The few, of course, does not include Miesha Tate.
After St-Pierre’s comments, Tate took to her website, condemning the Canadian for his comments, and said the women of mixed martial arts “aren’t fragile little creatures” and aren’t “asking for your protection.”
It was a random, if not bizarre, post from Tate. She was thoroughly offended that one of the sport’s leading figures was not interested in watching her compete. The former Strikeforce women’s bantamweight champion had worked for years to be accepted among mixed martial arts elite, and a fighter whom she referred to as an “all-time favourite” had never taken the time to watch her fight.
Perhaps Tate was actually offended by the comments, or maybe the influence of Ronda Rousey had convinced her she needed to be more outspoken.
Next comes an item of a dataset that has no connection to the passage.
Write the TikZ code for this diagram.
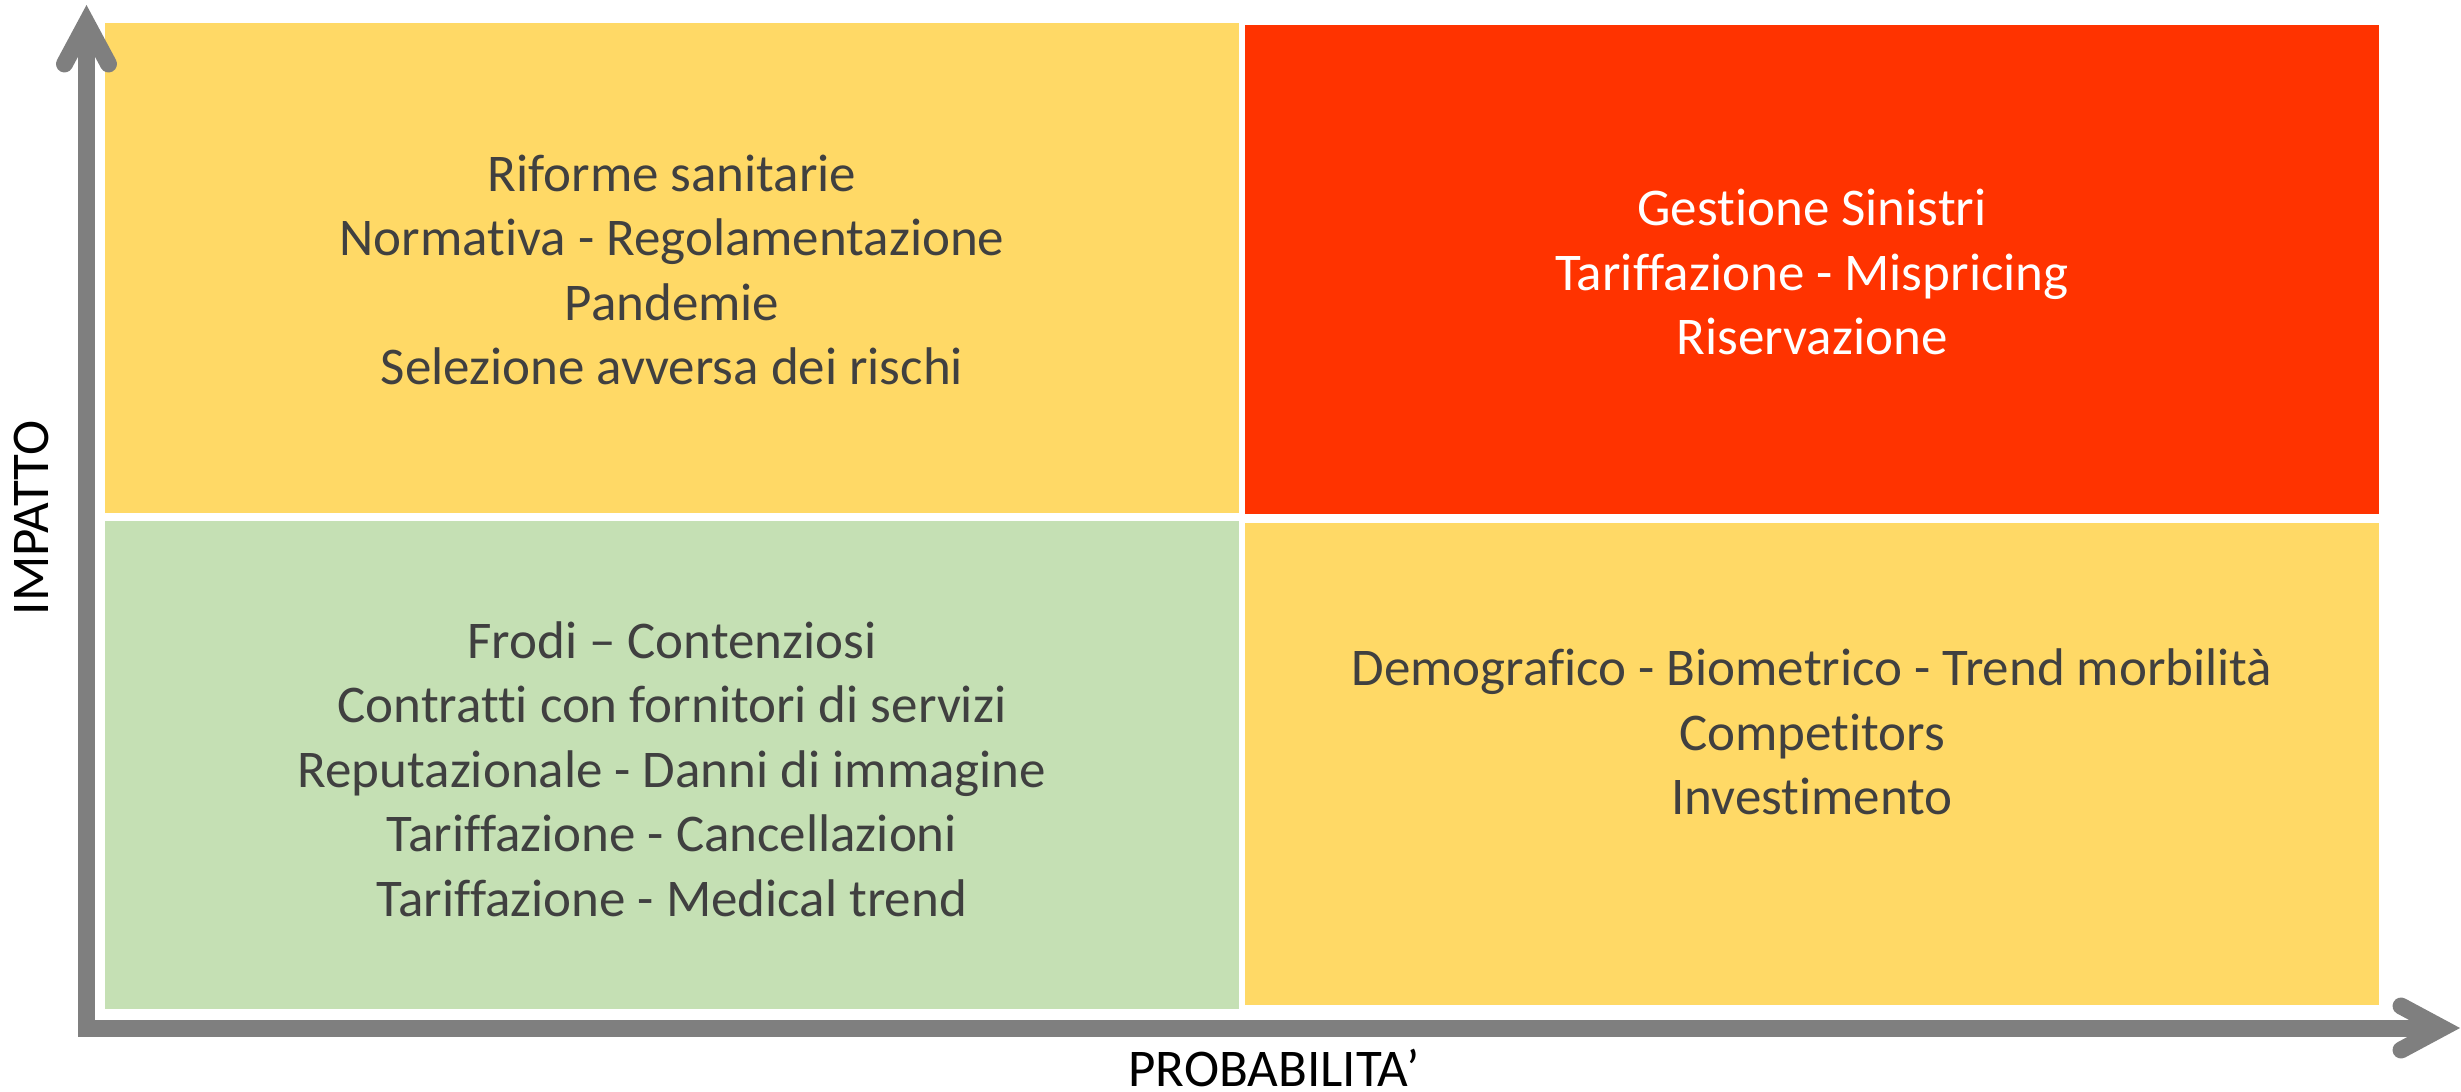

Whatever the case, Tate’s comments seem unfounded.
Although Tate has worked hard for her spot, there are many reasons female MMA is not as popular or accepted as male MMA. The idea of women fighting is new to the mainstream culture, and is something even MMA fans have to get used to. Ask a casual sports fan at your local bar and I assure you most will not even know that women competed in MMA.
To compare the amount of male fighters in comparison to female fighters, you would find there are many more men who compete, and to argue that women’s MMA should be on the same levels in both popularity and appreciation is non-sensible.
It is important for “Cupcake” to remember that mixed martial arts is not a fully accepted sport on any level. Jaunt over to ESPN.com and you’ll see that mixed martial arts appears in the “other sports” category, just ahead of horse racing and poker. A sport with as much violence and brutality as MMA does not appeal to everyone, and there’s very little the athletes can do to change that.
With MMA being such a niche market, it’s completely understandable and logical that female MMA would appeal to an even smaller audience. Outside of the Olympic Games and perhaps tennis, there are few well-known and recognized female athletes. This is not to say things should be like this, but the mainstream has not accepted women’s professional sports and MMA is no different.
By no means am I arguing the women of MMA are less talented or take the sport any less seriously. They have worked diligently both on their skills and promoting the sport to achieve accolades few women have matched in other professional sports.
Athletes such as Rousey and Gina Carano have been positive ambassadors for MMA and are amongst the most well-known female athletes in North America. Whether or not Rousey’s outspoken personality is good or bad for the sport may be up for debate, but there’s no denying that her brash persona and good looks are attracting attention. Her recent comments about taking part in copious amounts of sex before a fight had media talking, including TMZ where Rousey has become a regular.
Tate too sees herself as an ambassador and spokeswoman for MMA, and especially female MMA. It’s critical for her to understand mixed martial arts and particularly women’s MMA is not for everyone. Advocates of the sport have long fought to have the sport legalized and accepted by the mainstream media, and to have the women of the sport accepted on the same level will be a long and strenuous battle.